Many political handicappers had predicted that the Democrats would pick up three to 15 seats, growing their 232-to-197 majority

https://www.washingtonpost.com/politics/house-races/2020/11/...

Entering Election Day, forecasters projected Democrats would gain House seats and challenge for the Senate majority.

https://www.cnbc.com/2020/11/05/2020-election-results-democr...

Most nonpartisan handicappers had long since predicted that Democrats were very likely to win the majority on November 3. "Democrats remain the clear favorites to take back the Senate with just days to go until Election Day," wrote the Cook Political Report's Senate editor Jessica Taylor on October 29.

https://www.cnn.com/2020/11/04/politics/2020-election-senate...
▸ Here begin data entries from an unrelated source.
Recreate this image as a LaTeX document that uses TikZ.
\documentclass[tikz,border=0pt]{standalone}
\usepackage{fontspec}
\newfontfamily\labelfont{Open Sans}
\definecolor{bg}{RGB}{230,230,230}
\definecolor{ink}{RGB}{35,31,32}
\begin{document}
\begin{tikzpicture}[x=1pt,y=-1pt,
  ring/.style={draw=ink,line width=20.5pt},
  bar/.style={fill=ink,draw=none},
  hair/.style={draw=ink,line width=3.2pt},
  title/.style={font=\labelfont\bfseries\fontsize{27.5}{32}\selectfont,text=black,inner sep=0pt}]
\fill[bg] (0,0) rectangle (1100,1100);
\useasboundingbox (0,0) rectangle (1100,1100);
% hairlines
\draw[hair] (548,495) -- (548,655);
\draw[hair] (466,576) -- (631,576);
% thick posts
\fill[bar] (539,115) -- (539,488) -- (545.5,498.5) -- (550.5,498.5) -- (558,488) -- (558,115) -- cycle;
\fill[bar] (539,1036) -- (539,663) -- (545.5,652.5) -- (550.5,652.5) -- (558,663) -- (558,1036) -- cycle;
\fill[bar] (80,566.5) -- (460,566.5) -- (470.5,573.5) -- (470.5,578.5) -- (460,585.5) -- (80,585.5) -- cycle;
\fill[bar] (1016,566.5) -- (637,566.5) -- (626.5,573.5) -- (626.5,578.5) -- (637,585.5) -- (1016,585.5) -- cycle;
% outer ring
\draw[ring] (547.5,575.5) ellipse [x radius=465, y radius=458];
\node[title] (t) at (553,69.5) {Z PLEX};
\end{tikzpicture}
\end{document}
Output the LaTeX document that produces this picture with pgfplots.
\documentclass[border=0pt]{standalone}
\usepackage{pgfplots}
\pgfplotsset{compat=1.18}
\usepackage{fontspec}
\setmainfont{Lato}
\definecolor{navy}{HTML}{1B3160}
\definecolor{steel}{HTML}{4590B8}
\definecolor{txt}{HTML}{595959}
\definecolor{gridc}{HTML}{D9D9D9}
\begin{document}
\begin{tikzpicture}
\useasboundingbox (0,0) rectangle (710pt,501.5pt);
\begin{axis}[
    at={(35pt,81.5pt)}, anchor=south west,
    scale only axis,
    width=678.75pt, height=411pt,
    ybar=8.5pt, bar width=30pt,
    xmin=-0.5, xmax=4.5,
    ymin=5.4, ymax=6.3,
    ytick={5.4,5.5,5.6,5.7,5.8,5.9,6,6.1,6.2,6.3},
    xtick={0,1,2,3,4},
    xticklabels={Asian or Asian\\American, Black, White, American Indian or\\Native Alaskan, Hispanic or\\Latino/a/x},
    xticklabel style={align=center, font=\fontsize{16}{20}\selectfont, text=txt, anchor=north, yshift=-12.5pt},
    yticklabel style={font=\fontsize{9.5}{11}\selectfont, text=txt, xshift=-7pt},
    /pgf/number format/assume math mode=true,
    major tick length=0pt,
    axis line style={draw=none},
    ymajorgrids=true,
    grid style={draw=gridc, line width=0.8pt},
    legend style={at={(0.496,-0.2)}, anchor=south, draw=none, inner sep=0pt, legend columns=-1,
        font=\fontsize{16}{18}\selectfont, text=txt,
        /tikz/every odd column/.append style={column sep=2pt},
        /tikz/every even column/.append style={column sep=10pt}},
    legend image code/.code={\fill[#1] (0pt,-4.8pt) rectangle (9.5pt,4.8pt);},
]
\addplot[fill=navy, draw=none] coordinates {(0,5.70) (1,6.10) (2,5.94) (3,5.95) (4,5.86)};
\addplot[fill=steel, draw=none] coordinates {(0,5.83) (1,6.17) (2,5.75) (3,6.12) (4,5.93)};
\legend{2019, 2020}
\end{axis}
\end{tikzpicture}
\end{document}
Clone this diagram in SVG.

> Nearly every consequential state fell at, or beyond, the tail end of 538's confidence interval

While I haven't checked each and every individual state, I'm pretty sure they all fell within the CI. Tail end yes, but within the CI.

> (BTW, who uses 80%? and not 90-95%?)

... The left edge of the 80% CI shows a Biden loss. The point was 538's model was not any more confident than that about a Biden win. So yeah, not the highest confidence.

> Deny it all you want, gaslight, cover your eyes, whatever -- but clear, convincing, overwhelming evidence of a systematic flaw or bias in the underlying polls is right there in front of you.

Posting a bunch of media articles doesn't prove anything. I'm not saying there isn't systemic bias here, but your argument is simply that you wanted the polls to be more accurate and you wanted the media to write better articles about uncertainty. There's no rigorous definition of "systemic bias" here that I can even try to prove through data, all you've done is post links. You seem to be more angry at the media coverage than the actual model, but that's not the same as the model being incorrect.

Anyway I think there's no more for us to gain here by talking. Personally, I never trust the media on anything even somewhat mathematical. They can't even get pop science right, how can they get something as important as an election statistical model correct.